Retype all material exactly. Pictures stay out of the copy.

══ GIVEN INFORMATION

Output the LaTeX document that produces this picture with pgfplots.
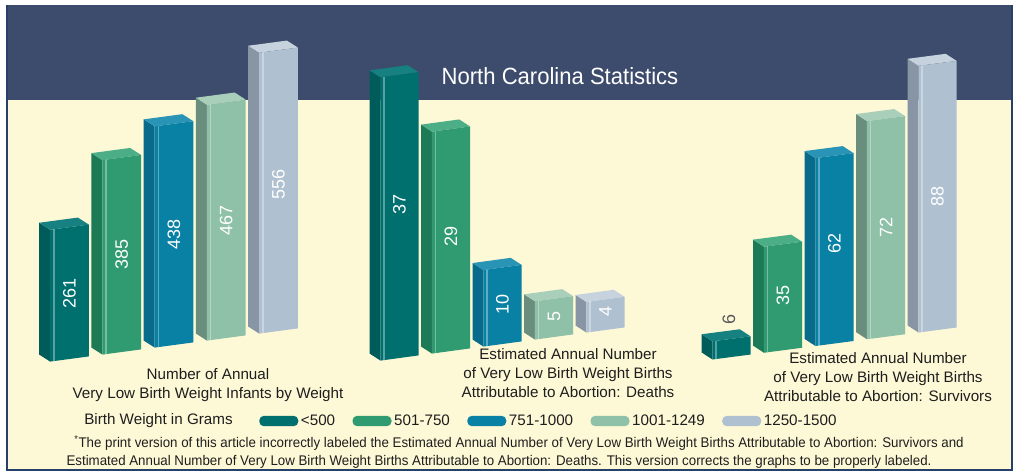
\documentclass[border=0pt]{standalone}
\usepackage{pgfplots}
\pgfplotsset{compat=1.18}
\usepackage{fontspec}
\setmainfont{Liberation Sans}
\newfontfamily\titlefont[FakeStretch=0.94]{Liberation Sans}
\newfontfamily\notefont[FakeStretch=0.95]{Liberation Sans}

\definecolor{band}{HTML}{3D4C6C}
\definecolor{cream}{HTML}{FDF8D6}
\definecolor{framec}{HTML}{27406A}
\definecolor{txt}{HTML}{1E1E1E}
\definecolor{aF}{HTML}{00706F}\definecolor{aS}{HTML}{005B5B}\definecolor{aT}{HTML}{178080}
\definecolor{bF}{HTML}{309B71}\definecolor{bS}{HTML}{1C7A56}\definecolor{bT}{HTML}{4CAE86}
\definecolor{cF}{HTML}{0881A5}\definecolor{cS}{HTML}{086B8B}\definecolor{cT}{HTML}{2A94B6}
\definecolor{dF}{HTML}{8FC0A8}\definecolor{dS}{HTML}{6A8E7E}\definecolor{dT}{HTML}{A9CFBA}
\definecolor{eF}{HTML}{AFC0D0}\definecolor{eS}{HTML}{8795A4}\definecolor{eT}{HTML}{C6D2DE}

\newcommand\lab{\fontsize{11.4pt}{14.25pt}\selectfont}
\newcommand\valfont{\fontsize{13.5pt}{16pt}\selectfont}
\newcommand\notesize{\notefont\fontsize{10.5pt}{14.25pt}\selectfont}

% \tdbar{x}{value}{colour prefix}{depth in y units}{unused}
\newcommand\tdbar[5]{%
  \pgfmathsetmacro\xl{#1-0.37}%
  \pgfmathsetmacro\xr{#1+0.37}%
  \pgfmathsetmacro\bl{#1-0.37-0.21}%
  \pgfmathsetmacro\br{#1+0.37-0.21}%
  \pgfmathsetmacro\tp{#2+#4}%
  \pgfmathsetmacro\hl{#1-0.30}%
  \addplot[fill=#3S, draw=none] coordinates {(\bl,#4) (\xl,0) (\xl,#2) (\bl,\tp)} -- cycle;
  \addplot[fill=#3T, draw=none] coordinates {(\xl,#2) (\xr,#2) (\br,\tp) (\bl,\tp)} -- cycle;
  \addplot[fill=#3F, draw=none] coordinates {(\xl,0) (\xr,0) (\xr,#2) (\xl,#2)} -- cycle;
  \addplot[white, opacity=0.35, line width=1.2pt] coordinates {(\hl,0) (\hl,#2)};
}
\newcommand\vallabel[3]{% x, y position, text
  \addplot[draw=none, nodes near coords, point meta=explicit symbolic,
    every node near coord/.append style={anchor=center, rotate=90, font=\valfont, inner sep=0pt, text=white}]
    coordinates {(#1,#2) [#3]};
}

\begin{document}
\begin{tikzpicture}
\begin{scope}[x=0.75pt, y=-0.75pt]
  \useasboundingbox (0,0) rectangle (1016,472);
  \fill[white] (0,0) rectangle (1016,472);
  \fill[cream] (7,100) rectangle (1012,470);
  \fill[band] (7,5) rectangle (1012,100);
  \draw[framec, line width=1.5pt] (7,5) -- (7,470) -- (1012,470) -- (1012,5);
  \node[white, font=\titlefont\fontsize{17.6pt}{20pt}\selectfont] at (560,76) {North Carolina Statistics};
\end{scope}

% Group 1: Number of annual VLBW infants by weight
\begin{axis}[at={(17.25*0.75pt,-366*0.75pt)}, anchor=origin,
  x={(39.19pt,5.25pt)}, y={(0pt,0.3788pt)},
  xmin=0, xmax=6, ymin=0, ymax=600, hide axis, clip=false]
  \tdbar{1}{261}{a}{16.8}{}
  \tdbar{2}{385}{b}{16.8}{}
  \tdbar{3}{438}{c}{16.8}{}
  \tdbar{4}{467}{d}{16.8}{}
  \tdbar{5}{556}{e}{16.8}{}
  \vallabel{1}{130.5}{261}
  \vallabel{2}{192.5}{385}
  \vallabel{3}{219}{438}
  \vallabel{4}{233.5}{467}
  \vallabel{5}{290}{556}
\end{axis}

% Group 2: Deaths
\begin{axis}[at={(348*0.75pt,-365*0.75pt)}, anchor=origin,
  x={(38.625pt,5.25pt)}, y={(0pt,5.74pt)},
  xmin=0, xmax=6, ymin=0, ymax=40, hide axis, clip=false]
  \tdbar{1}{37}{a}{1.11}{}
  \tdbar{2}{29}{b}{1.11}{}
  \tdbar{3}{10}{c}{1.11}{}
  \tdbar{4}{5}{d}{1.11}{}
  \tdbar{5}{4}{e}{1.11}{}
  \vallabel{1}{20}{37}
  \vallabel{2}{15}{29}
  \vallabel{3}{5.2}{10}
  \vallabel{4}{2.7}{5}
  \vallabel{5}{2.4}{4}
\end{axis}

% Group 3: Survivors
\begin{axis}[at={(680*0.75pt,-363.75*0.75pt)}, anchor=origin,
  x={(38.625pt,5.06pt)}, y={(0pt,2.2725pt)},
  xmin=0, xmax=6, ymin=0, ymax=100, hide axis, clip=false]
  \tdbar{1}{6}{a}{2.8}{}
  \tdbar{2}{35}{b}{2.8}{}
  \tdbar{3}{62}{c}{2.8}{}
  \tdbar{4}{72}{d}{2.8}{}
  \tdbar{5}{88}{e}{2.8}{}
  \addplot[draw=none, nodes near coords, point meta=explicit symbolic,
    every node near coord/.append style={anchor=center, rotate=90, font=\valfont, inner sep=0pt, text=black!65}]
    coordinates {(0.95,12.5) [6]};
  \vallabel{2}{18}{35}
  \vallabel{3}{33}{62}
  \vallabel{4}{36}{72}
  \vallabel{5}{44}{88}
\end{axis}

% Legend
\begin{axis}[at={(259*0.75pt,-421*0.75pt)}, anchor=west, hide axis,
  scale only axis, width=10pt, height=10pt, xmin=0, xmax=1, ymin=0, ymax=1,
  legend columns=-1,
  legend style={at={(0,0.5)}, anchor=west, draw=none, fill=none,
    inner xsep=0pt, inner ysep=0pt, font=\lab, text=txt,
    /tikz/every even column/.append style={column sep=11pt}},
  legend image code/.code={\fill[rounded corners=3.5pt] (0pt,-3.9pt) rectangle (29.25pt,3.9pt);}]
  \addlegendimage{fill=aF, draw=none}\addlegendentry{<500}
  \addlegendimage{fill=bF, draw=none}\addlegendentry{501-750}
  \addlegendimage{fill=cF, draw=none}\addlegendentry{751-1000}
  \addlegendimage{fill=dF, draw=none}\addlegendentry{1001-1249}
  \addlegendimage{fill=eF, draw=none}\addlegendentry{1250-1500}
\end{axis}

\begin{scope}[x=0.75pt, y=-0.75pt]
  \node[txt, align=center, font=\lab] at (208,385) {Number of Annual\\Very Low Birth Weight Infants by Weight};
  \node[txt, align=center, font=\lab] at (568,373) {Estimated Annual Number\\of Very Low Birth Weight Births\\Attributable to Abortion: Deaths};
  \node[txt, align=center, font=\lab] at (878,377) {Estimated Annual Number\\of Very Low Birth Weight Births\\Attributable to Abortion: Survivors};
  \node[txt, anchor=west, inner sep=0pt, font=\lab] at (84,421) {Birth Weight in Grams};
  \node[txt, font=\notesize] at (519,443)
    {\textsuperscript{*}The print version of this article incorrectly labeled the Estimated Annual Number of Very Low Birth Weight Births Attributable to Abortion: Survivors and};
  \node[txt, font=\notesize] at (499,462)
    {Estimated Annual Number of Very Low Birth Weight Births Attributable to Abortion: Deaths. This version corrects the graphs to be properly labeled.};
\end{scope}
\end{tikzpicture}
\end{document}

════

__EXERCISE OUTPUT__.
Output the LaTeX document that produces this picture with pgfplots.
\documentclass[border=0pt]{standalone}
\usepackage{pgfplots}
\pgfplotsset{compat=1.18}
\usepackage{fontspec}
\setmainfont{Liberation Sans}
\newfontfamily\titlefont[FakeStretch=0.94]{Liberation Sans}
\newfontfamily\notefont[FakeStretch=0.95]{Liberation Sans}

\definecolor{band}{HTML}{3D4C6C}
\definecolor{cream}{HTML}{FDF8D6}
\definecolor{framec}{HTML}{27406A}
\definecolor{txt}{HTML}{1E1E1E}
\definecolor{aF}{HTML}{00706F}\definecolor{aS}{HTML}{005B5B}\definecolor{aT}{HTML}{178080}
\definecolor{bF}{HTML}{309B71}\definecolor{bS}{HTML}{1C7A56}\definecolor{bT}{HTML}{4CAE86}
\definecolor{cF}{HTML}{0881A5}\definecolor{cS}{HTML}{086B8B}\definecolor{cT}{HTML}{2A94B6}
\definecolor{dF}{HTML}{8FC0A8}\definecolor{dS}{HTML}{6A8E7E}\definecolor{dT}{HTML}{A9CFBA}
\definecolor{eF}{HTML}{AFC0D0}\definecolor{eS}{HTML}{8795A4}\definecolor{eT}{HTML}{C6D2DE}

\newcommand\lab{\fontsize{11.4pt}{14.25pt}\selectfont}
\newcommand\valfont{\fontsize{13.5pt}{16pt}\selectfont}
\newcommand\notesize{\notefont\fontsize{10.5pt}{14.25pt}\selectfont}

% \tdbar{x}{value}{colour prefix}{depth in y units}{unused}
\newcommand\tdbar[5]{%
  \pgfmathsetmacro\xl{#1-0.37}%
  \pgfmathsetmacro\xr{#1+0.37}%
  \pgfmathsetmacro\bl{#1-0.37-0.21}%
  \pgfmathsetmacro\br{#1+0.37-0.21}%
  \pgfmathsetmacro\tp{#2+#4}%
  \pgfmathsetmacro\hl{#1-0.30}%
  \addplot[fill=#3S, draw=none] coordinates {(\bl,#4) (\xl,0) (\xl,#2) (\bl,\tp)} -- cycle;
  \addplot[fill=#3T, draw=none] coordinates {(\xl,#2) (\xr,#2) (\br,\tp) (\bl,\tp)} -- cycle;
  \addplot[fill=#3F, draw=none] coordinates {(\xl,0) (\xr,0) (\xr,#2) (\xl,#2)} -- cycle;
  \addplot[white, opacity=0.35, line width=1.2pt] coordinates {(\hl,0) (\hl,#2)};
}
\newcommand\vallabel[3]{% x, y position, text
  \addplot[draw=none, nodes near coords, point meta=explicit symbolic,
    every node near coord/.append style={anchor=center, rotate=90, font=\valfont, inner sep=0pt, text=white}]
    coordinates {(#1,#2) [#3]};
}

\begin{document}
\begin{tikzpicture}
\begin{scope}[x=0.75pt, y=-0.75pt]
  \useasboundingbox (0,0) rectangle (1016,472);
  \fill[white] (0,0) rectangle (1016,472);
  \fill[cream] (7,100) rectangle (1012,470);
  \fill[band] (7,5) rectangle (1012,100);
  \draw[framec, line width=1.5pt] (7,5) -- (7,470) -- (1012,470) -- (1012,5);
  \node[white, font=\titlefont\fontsize{17.6pt}{20pt}\selectfont] at (560,76) {North Carolina Statistics};
\end{scope}

% Group 1: Number of annual VLBW infants by weight
\begin{axis}[at={(17.25*0.75pt,-366*0.75pt)}, anchor=origin,
  x={(39.19pt,5.25pt)}, y={(0pt,0.3788pt)},
  xmin=0, xmax=6, ymin=0, ymax=600, hide axis, clip=false]
  \tdbar{1}{261}{a}{16.8}{}
  \tdbar{2}{385}{b}{16.8}{}
  \tdbar{3}{438}{c}{16.8}{}
  \tdbar{4}{467}{d}{16.8}{}
  \tdbar{5}{556}{e}{16.8}{}
  \vallabel{1}{130.5}{261}
  \vallabel{2}{192.5}{385}
  \vallabel{3}{219}{438}
  \vallabel{4}{233.5}{467}
  \vallabel{5}{290}{556}
\end{axis}

% Group 2: Deaths
\begin{axis}[at={(348*0.75pt,-365*0.75pt)}, anchor=origin,
  x={(38.625pt,5.25pt)}, y={(0pt,5.74pt)},
  xmin=0, xmax=6, ymin=0, ymax=40, hide axis, clip=false]
  \tdbar{1}{37}{a}{1.11}{}
  \tdbar{2}{29}{b}{1.11}{}
  \tdbar{3}{10}{c}{1.11}{}
  \tdbar{4}{5}{d}{1.11}{}
  \tdbar{5}{4}{e}{1.11}{}
  \vallabel{1}{20}{37}
  \vallabel{2}{15}{29}
  \vallabel{3}{5.2}{10}
  \vallabel{4}{2.7}{5}
  \vallabel{5}{2.4}{4}
\end{axis}

% Group 3: Survivors
\begin{axis}[at={(680*0.75pt,-363.75*0.75pt)}, anchor=origin,
  x={(38.625pt,5.06pt)}, y={(0pt,2.2725pt)},
  xmin=0, xmax=6, ymin=0, ymax=100, hide axis, clip=false]
  \tdbar{1}{6}{a}{2.8}{}
  \tdbar{2}{35}{b}{2.8}{}
  \tdbar{3}{62}{c}{2.8}{}
  \tdbar{4}{72}{d}{2.8}{}
  \tdbar{5}{88}{e}{2.8}{}
  \addplot[draw=none, nodes near coords, point meta=explicit symbolic,
    every node near coord/.append style={anchor=center, rotate=90, font=\valfont, inner sep=0pt, text=black!65}]
    coordinates {(0.95,12.5) [6]};
  \vallabel{2}{18}{35}
  \vallabel{3}{33}{62}
  \vallabel{4}{36}{72}
  \vallabel{5}{44}{88}
\end{axis}

% Legend
\begin{axis}[at={(259*0.75pt,-421*0.75pt)}, anchor=west, hide axis,
  scale only axis, width=10pt, height=10pt, xmin=0, xmax=1, ymin=0, ymax=1,
  legend columns=-1,
  legend style={at={(0,0.5)}, anchor=west, draw=none, fill=none,
    inner xsep=0pt, inner ysep=0pt, font=\lab, text=txt,
    /tikz/every even column/.append style={column sep=11pt}},
  legend image code/.code={\fill[rounded corners=3.5pt] (0pt,-3.9pt) rectangle (29.25pt,3.9pt);}]
  \addlegendimage{fill=aF, draw=none}\addlegendentry{<500}
  \addlegendimage{fill=bF, draw=none}\addlegendentry{501-750}
  \addlegendimage{fill=cF, draw=none}\addlegendentry{751-1000}
  \addlegendimage{fill=dF, draw=none}\addlegendentry{1001-1249}
  \addlegendimage{fill=eF, draw=none}\addlegendentry{1250-1500}
\end{axis}

\begin{scope}[x=0.75pt, y=-0.75pt]
  \node[txt, align=center, font=\lab] at (208,385) {Number of Annual\\Very Low Birth Weight Infants by Weight};
  \node[txt, align=center, font=\lab] at (568,373) {Estimated Annual Number\\of Very Low Birth Weight Births\\Attributable to Abortion: Deaths};
  \node[txt, align=center, font=\lab] at (878,377) {Estimated Annual Number\\of Very Low Birth Weight Births\\Attributable to Abortion: Survivors};
  \node[txt, anchor=west, inner sep=0pt, font=\lab] at (84,421) {Birth Weight in Grams};
  \node[txt, font=\notesize] at (519,443)
    {\textsuperscript{*}The print version of this article incorrectly labeled the Estimated Annual Number of Very Low Birth Weight Births Attributable to Abortion: Survivors and};
  \node[txt, font=\notesize] at (499,462)
    {Estimated Annual Number of Very Low Birth Weight Births Attributable to Abortion: Deaths. This version corrects the graphs to be properly labeled.};
\end{scope}
\end{tikzpicture}
\end{document}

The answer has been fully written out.